Por outro lado, Axe se movimenta com desenvoltura dentro desse ambiente caótico, de regras pouco claras, se aproveitando de todo tipo de brechas no sistema e, quando necessário, manipulando o mercado. É o personagem mais fácil de agradar aos espectadores por representar o tipo de vencedor que todos almejam ser. Dono de um império bilionário, admirado por sua inteligência, à frente de uma empresa símbolo do mercado e parte de uma família aparentemente perfeita. Seria ele o vilão? Ainda que maquiavélico, não é exatamente uma pessoa má, mas mais uma força da natureza, um deus orgulhoso que não resiste a desafios.

Na primeira temporada, vemos como essas duas forças colidiram, conhecemos suas particularidades, motivações e vemos o crescimento do antagonismo entre eles. Na segunda temporada, a história ganha novo fôlego, com novos personagens entrando em cena e as maquinações entrando cada vez mais na esfera política.

O personagem de Damian Lewis é baseado em um corretor de Wall Street,  Steve Cohen, da SAC Capital. Em 2012, ele foi acusado de usar informações privilegiadas em algumas negociações. Na série, Axelrod foi o único membro sobrevivente da sua empresa durante o ataque de 11 de Setembro. Utilizando de informações privilegiadas, conseguiu lucros enormes em cima do desastre, fato que é revelado nos primeiros episódios.
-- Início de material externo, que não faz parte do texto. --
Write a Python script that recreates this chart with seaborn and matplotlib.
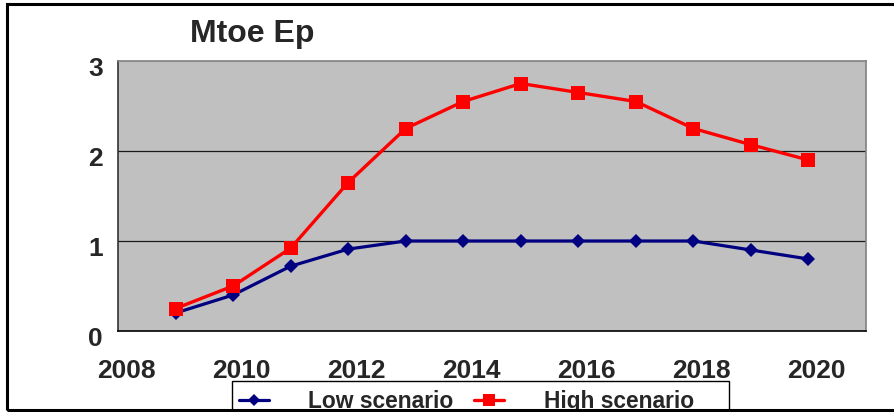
import pandas as pd
import numpy as np
import matplotlib
matplotlib.use('Agg')
import matplotlib.pyplot as plt
import matplotlib.patches as mpatches
import matplotlib.transforms as mtransforms
from matplotlib.lines import Line2D
import seaborn as sns

years = [2009, 2010, 2011, 2012, 2013, 2014, 2015, 2016, 2017, 2018, 2019, 2020]
low_scenario = [0.20, 0.40, 0.72, 0.91, 1.00, 1.00, 1.00, 1.00, 1.00, 1.00, 0.90, 0.80]
high_scenario = [0.25, 0.50, 0.92, 1.65, 2.25, 2.55, 2.75, 2.65, 2.55, 2.25, 2.07, 1.90]
series_names = ['Low scenario', 'High scenario']
y_ticks = [0, 1, 2, 3]
x_ticks = [2008, 2010, 2012, 2014, 2016, 2018, 2020]

sns.set_style('white')
plt.rcParams['font.family'] = ['Liberation Sans', 'DejaVu Sans']

df = pd.DataFrame({'year': years * 2,
                   'value': low_scenario + high_scenario,
                   'scenario': [series_names[0]] * len(years) + [series_names[1]] * len(years)})

W, H = 894, 412
fig = plt.figure(figsize=(W / 100, H / 100), dpi=100)
ax = fig.add_axes([118 / W, 1 - 331 / H, (866 - 118) / W, (331 - 61) / H])
ax.set_facecolor('#C0C0C0')

colors = {'Low scenario': '#000080', 'High scenario': '#FF0000'}
markers = {'Low scenario': 'D', 'High scenario': 's'}
sizes = {'Low scenario': 7.5, 'High scenario': 10}
widths = {'Low scenario': 2.3, 'High scenario': 2.4}
for name in series_names:
    sub = df[df['scenario'] == name]
    sns.lineplot(data=sub, x='year', y='value', ax=ax, color=colors[name],
                 marker=markers[name], markersize=sizes[name], linewidth=widths[name],
                 markeredgewidth=0, legend=False, zorder=3)

ax.set_xlim(2008, 2021)
ax.set_ylim(0, 3)
ax.set_xticks(x_ticks)
ax.set_yticks(y_ticks)
ax.set_xticklabels([str(t) for t in x_ticks], fontsize=19, fontweight='bold')
ax.set_yticklabels([str(t) for t in y_ticks], fontsize=19, fontweight='bold')
ax.set_xlabel('')
ax.set_ylabel('')
for yv in [1, 2]:
    ax.axhline(yv, color='#1a1a1a', linewidth=0.9, zorder=1)
ax.tick_params(axis='both', direction='out', length=6, width=1, color='black')
ax.tick_params(axis='x', pad=14)
ax.tick_params(axis='y', pad=5)
# excel-style offsets of tick labels
for lab in ax.get_xticklabels():
    lab.set_transform(lab.get_transform() + mtransforms.ScaledTranslation(8 / 100, 0, fig.dpi_scale_trans))
for lab in ax.get_yticklabels():
    lab.set_transform(lab.get_transform() + mtransforms.ScaledTranslation(0, -5 / 100, fig.dpi_scale_trans))
ax.spines['top'].set_color('#808080')
ax.spines['right'].set_color('#808080')
ax.spines['left'].set_color('#333333')
ax.spines['bottom'].set_color('black')
for s in ax.spines.values():
    s.set_linewidth(1.2)

fig.text(190 / W, 1 - 42 / H, 'Mtoe Ep', fontsize=23, fontweight='bold', ha='left', va='baseline')

handles = [Line2D([], [], color=colors[n], marker=markers[n], markersize=sizes[n] * 0.8,
                  linewidth=widths[n], markeredgewidth=0) for n in series_names]
leg = fig.legend(handles, series_names, loc='upper left', bbox_to_anchor=(239 / W, 1 - 390 / H),
                 ncol=2, frameon=False, prop={'size': 16.4, 'weight': 'bold'},
                 handlelength=1.3, handletextpad=1.75, columnspacing=0.9,
                 borderpad=0.0, borderaxespad=0)

legbox = mpatches.Rectangle((232 / W, 1 - 416 / H), (729 - 232) / W, (416 - 381) / H,
                            transform=fig.transFigure, facecolor='white', edgecolor='black',
                            linewidth=1.0, clip_on=False, zorder=1)
fig.patches.append(legbox)

frame = mpatches.Rectangle((7 / W, 1 - 410 / H), 1.0, (410 - 4) / H, transform=fig.transFigure,
                           fill=False, edgecolor='black', linewidth=2.2, clip_on=False, zorder=10)
fig.patches.append(frame)

fig.savefig('out.png', dpi=100)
Já Chuck Rhoades, interpretado por Paul Giamatti, foi parcialmente baseado em Preet Bharara, um promotor do Distrito de NY que atuou contra os excessos de Wall Street, ganhando a reputação de promover uma cruzada reprimindo os casos de informação privilegiada e corrupção no mercado de valores.

E, entre dois homens poderosos, uma mulher. Maggie Siff, que esteve presente na primeira temporada de Mad Men como a dona de uma empresa que tem um caso com Don Draper, é a psicóloga Wendy Rhoades. Em Billions, seu personagem cuida da saúde mental dos funcionários da Axe Capital, tendo um relacionamento bem próximo ao chefe. Mas ela é casada com Rhoades, situação que injeta ainda mais veneno nas intrigas entre os protagonistas.

Axe venceu a primeira rodada. Rhoades sobreviveu e conseguiu virar o jogo na segunda. Agora é aguardar o terceiro round de uma luta entre deuses onde a qualquer demonstração de fraqueza ou estratégia errada significa a total aniquilaçãoDSer.